By Derek Moore
We know that many advisors using the HiPOS Conservative strategy are looking to better explain how underlying market movements and changes impact the prospects for current positions.
This week’s update will explain the 3 things that are causing positive impact resulting in unrealized gains. This includes time, volatility, and underlying index movement. Below we will highlight each of these areas so you can develop a greater understanding of what to look for.
Each of these areas tell a different story and they don’t always move in the same positive direction.
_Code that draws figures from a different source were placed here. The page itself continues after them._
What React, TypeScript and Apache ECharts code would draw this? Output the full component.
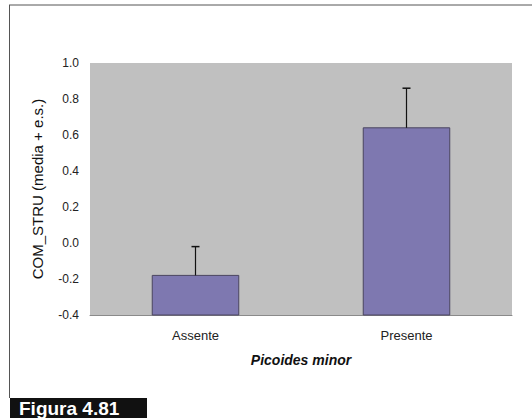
import React, { useEffect, useRef } from "react";
import * as echarts from "echarts";

const categories = ["Assente", "Presente"];
const means = [-0.18, 0.64];
const stdErrors = [0.16, 0.22];
const yMin = -0.4;
const yMax = 1.0;
const yStep = 0.2;

export default function App() {
  const ref = useRef<HTMLDivElement>(null);
  useEffect(() => {
    if (!ref.current) return;
    const chart = echarts.init(ref.current, undefined, { renderer: "svg" });
    const barData = categories.map((c, i) => [i, means[i]]);
    const errData = categories.map((c, i) => [i, means[i], means[i] + stdErrors[i]]);
    chart.setOption({
      animation: false,
      backgroundColor: "#ffffff",
      textStyle: { fontFamily: "Liberation Sans" },
      grid: { left: 90, top: 63, width: 422, height: 252, show: true, backgroundColor: "#c0c0c0", borderWidth: 0 },
      xAxis: {
        type: "category",
        data: categories,
        axisLine: { show: true, onZero: false, lineStyle: { color: "#8a8a8a", width: 1 } },
        axisTick: { show: false },
        axisLabel: { color: "#222", fontSize: 13, margin: 14 },
        name: "Picoides minor",
        nameLocation: "middle",
        nameGap: 38,
        nameTextStyle: { color: "#111", fontSize: 14, fontStyle: "italic", fontWeight: "bold" },
      },
      yAxis: {
        type: "value",
        min: yMin,
        max: yMax,
        interval: yStep,
        axisLine: { show: false },
        axisTick: { show: false },
        splitLine: { show: false },
        axisLabel: { color: "#222", fontSize: 12, margin: 11, formatter: (v: number) => v.toFixed(1) },
        name: "COM_STRU (media + e.s.)",
        nameLocation: "middle",
        nameRotate: 90,
        nameGap: 45,
        nameTextStyle: { color: "#111", fontSize: 15 },
      },
      series: [
        {
          type: "custom",
          data: barData,
          renderItem: (params: any, api: any) => {
            const x = api.value(0);
            const v = api.value(1);
            const top = api.coord([x, v]);
            const base = api.coord([x, yMin]);
            const bw = api.size([1, 0])[0] * 0.41;
            return {
              type: "rect",
              shape: { x: top[0] - bw / 2, y: top[1], width: bw, height: base[1] - top[1] },
              style: { fill: "#7e78b0", stroke: "#4a4560", lineWidth: 1 },
            };
          },
          z: 2,
        },
        {
          type: "custom",
          data: errData,
          renderItem: (params: any, api: any) => {
            const x = api.value(0);
            const lo = api.coord([x, api.value(1)]);
            const hi = api.coord([x, api.value(2)]);
            return {
              type: "group",
              children: [
                { type: "line", shape: { x1: lo[0], y1: lo[1], x2: hi[0], y2: hi[1] }, style: { stroke: "#111", lineWidth: 1.2 } },
                { type: "line", shape: { x1: hi[0] - 4, y1: hi[1], x2: hi[0] + 4, y2: hi[1] }, style: { stroke: "#111", lineWidth: 1.5 } },
              ],
            };
          },
          z: 3,
        },
      ],
      graphic: [
        { type: "line", shape: { x1: 9, y1: 5, x2: 532, y2: 5 }, style: { stroke: "#555", lineWidth: 1 } },
        { type: "line", shape: { x1: 9.5, y1: 5, x2: 9.5, y2: 398 }, style: { stroke: "#555", lineWidth: 1 } },
        { type: "rect", shape: { x: 10, y: 398, width: 137, height: 20 }, style: { fill: "#111" } },
        {
          type: "text",
          x: 19,
          y: 408,
          style: { text: "Figura 4.81", fill: "#ffffff", font: "bold 19px 'Liberation Sans'", verticalAlign: "middle" },
        },
      ],
    });
    return () => chart.dispose();
  }, []);
  return <div ref={ref} style={{ position: "fixed", left: 0, top: 0, width: 532, height: 418 }} />;
}
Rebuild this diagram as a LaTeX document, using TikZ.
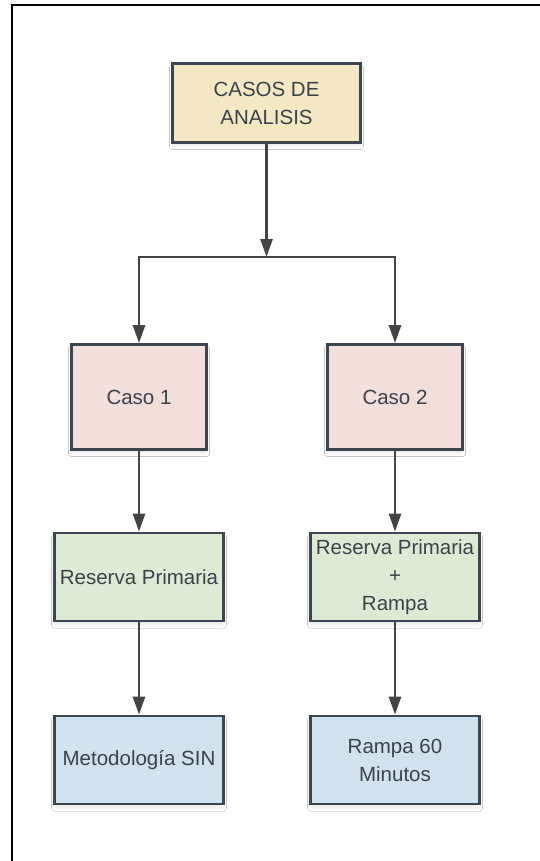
\documentclass[tikz,border=0pt]{standalone}
\usepackage{fontspec}
\setmainfont{Liberation Sans}
\usetikzlibrary{arrows.meta,shadows.blur}

\definecolor{edgecol}{HTML}{3B4651}
\definecolor{linkcol}{HTML}{444444}
\definecolor{txtcol}{HTML}{3A434C}
\definecolor{fillyellow}{HTML}{F3E8C3}
\definecolor{fillpink}{HTML}{F2DEDB}
\definecolor{fillgreen}{HTML}{DFEAD5}
\definecolor{fillblue}{HTML}{D0E2EE}

\tikzset{
  box/.style={draw=edgecol, line width=2.7pt, inner sep=0pt, align=center,
    text=txtcol, font=\fontsize{20.5}{28}\selectfont,
    blur shadow={shadow xshift=0pt, shadow yshift=-4pt, shadow blur radius=3pt, shadow opacity=8}},
  headbox/.style={box, fill=fillyellow, minimum width=188pt, minimum height=79pt},
  casebox/.style={box, fill=fillpink, minimum width=135pt, minimum height=105pt},
  resbox/.style={box, fill=fillgreen, minimum width=169pt, minimum height=88pt},
  outbox/.style={box, fill=fillblue, minimum width=169pt, minimum height=88pt},
  link/.style={draw=linkcol, line width=2.6pt},
  arrowlink/.style={link, -{Triangle[length=18pt, width=12pt]}},
}

\begin{document}
\begin{tikzpicture}[x=1pt, y=-1pt]
  \useasboundingbox (0,0) rectangle (539,861);
  \fill[white] (0,0) rectangle (539,861);
  % outer frame, open to the right and bottom
  \draw[black, line width=2pt] (12,900) -- (12,5) -- (560,5);

  \node[headbox] (head) at (266.5,103) {CASOS DE\\ANALISIS};
  \node[casebox] (c1) at (139,397) {Caso 1};
  \node[casebox] (c2) at (395,397) {Caso 2};
  \node[resbox] (r1) at (139,577) {Reserva Primaria};
  \node[resbox] (r2) at (395,577) {Reserva Primaria\\+\\Rampa};
  \node[outbox] (o1) at (139,760) {Metodología SIN};
  \node[outbox] (o2) at (395,760) {Rampa 60\\Minutos};

  \coordinate (split) at (266.5,257);

  \draw[arrowlink] (head) -- (split);
  \draw[arrowlink] (split) -| (c1);
  \draw[arrowlink] (split) -| (c2);
  \draw[arrowlink] (c1) -- (r1);
  \draw[arrowlink] (c2) -- (r2);
  \draw[arrowlink] (r1) -- (o1);
  \draw[arrowlink] (r2) -- (o2);
\end{tikzpicture}
\end{document}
Positive #1: S&P 500 Index Moves Higher and Further Out of the Money
- Short 3700 strike moved from 16.5% OTM to 22% OTM – more distance away means less probability of being in the money at expiration and thus reduces this component of option premium
- Index moving higher creates more space between price and the purple defensive posture line
Positive #2: Less Time to Expiration
- Trade now has 14 trading days left compared with 22 days when initially placed
- With less time to expiration more time decay has come out of premium.
- Includes Labor Day market holiday (1 less trading day)
Positive #3: Reduction in Market Volatility
As markets made another new high, volatility dropped
- Higher volatility means premiums are more expensive
- As volatility moves lower, this component sees a reduction in volatility related premium
Explaining These Changes to Your Clients
To fill in the blanks thus far in the trade there haven’t really been any negatives and your clients should be showing an unrealized profit.
The reduction in volatility, time to expiration, and rise in markets further above the short strike all working to lower premiums. Since we sell premium via option spreads, this is a welcome development. Plus, early in the trade, price moved away from the purple line giving the index more room to breathe.
This is exactly what you were rooting for.